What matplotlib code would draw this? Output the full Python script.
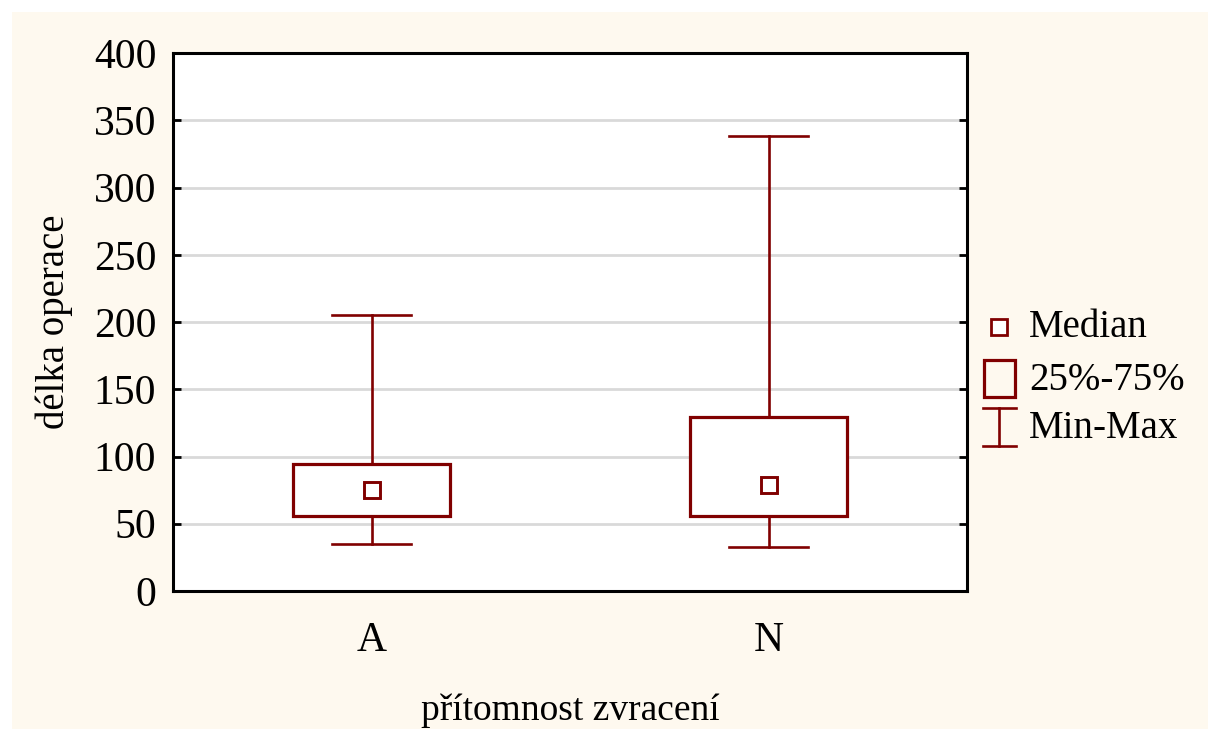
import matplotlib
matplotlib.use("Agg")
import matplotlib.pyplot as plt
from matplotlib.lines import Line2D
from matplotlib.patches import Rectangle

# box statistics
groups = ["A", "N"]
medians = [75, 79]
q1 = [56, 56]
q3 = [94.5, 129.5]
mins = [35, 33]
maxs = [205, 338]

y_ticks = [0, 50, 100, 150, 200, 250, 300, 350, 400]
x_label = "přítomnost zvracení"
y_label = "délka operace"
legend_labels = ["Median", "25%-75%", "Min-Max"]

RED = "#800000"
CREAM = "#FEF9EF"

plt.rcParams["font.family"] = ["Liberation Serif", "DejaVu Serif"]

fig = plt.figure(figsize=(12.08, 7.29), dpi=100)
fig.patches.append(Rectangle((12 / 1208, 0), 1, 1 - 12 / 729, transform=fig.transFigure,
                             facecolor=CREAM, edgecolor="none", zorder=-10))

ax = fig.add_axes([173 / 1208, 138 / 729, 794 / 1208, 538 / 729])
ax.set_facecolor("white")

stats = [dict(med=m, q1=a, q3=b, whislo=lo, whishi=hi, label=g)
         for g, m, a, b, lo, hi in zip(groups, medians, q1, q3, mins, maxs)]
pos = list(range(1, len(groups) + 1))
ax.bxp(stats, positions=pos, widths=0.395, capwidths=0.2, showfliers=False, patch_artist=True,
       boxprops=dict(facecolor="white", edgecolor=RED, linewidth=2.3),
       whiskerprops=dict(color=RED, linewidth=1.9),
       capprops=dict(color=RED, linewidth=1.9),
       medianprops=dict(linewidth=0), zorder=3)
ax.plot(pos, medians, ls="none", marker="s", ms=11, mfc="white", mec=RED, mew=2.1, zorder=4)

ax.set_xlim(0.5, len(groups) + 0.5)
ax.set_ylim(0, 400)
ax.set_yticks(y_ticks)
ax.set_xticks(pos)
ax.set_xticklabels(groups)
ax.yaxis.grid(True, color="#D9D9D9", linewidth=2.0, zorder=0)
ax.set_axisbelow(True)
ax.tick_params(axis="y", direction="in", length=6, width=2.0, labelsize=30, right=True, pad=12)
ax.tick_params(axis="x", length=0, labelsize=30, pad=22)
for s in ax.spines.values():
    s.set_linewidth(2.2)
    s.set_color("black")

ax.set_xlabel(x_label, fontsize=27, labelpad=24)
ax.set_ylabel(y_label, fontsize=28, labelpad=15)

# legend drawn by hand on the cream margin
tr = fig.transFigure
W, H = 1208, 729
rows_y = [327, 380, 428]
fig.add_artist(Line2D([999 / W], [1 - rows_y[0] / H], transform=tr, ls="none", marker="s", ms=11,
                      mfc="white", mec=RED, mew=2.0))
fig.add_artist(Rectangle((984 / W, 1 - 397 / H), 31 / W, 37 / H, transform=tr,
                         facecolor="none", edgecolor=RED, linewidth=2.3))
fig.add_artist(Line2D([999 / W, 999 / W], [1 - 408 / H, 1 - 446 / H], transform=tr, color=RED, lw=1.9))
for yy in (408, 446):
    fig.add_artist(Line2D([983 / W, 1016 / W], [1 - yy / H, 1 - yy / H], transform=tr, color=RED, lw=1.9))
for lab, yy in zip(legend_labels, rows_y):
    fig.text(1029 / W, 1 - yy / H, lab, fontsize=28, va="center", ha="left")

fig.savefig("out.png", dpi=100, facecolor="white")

THE EXERCISE - Repeat only what lies between the start of the data and the end of the line containing "mec=RED, mew=2.1, zorder=4)", exactly, with pictures left out.

CORRECT RESPONSE -
What matplotlib code would draw this? Output the full Python script.
import matplotlib
matplotlib.use("Agg")
import matplotlib.pyplot as plt
from matplotlib.lines import Line2D
from matplotlib.patches import Rectangle

# box statistics
groups = ["A", "N"]
medians = [75, 79]
q1 = [56, 56]
q3 = [94.5, 129.5]
mins = [35, 33]
maxs = [205, 338]

y_ticks = [0, 50, 100, 150, 200, 250, 300, 350, 400]
x_label = "přítomnost zvracení"
y_label = "délka operace"
legend_labels = ["Median", "25%-75%", "Min-Max"]

RED = "#800000"
CREAM = "#FEF9EF"

plt.rcParams["font.family"] = ["Liberation Serif", "DejaVu Serif"]

fig = plt.figure(figsize=(12.08, 7.29), dpi=100)
fig.patches.append(Rectangle((12 / 1208, 0), 1, 1 - 12 / 729, transform=fig.transFigure,
                             facecolor=CREAM, edgecolor="none", zorder=-10))

ax = fig.add_axes([173 / 1208, 138 / 729, 794 / 1208, 538 / 729])
ax.set_facecolor("white")

stats = [dict(med=m, q1=a, q3=b, whislo=lo, whishi=hi, label=g)
         for g, m, a, b, lo, hi in zip(groups, medians, q1, q3, mins, maxs)]
pos = list(range(1, len(groups) + 1))
ax.bxp(stats, positions=pos, widths=0.395, capwidths=0.2, showfliers=False, patch_artist=True,
       boxprops=dict(facecolor="white", edgecolor=RED, linewidth=2.3),
       whiskerprops=dict(color=RED, linewidth=1.9),
       capprops=dict(color=RED, linewidth=1.9),
       medianprops=dict(linewidth=0), zorder=3)
ax.plot(pos, medians, ls="none", marker="s", ms=11, mfc="white", mec=RED, mew=2.1, zorder=4)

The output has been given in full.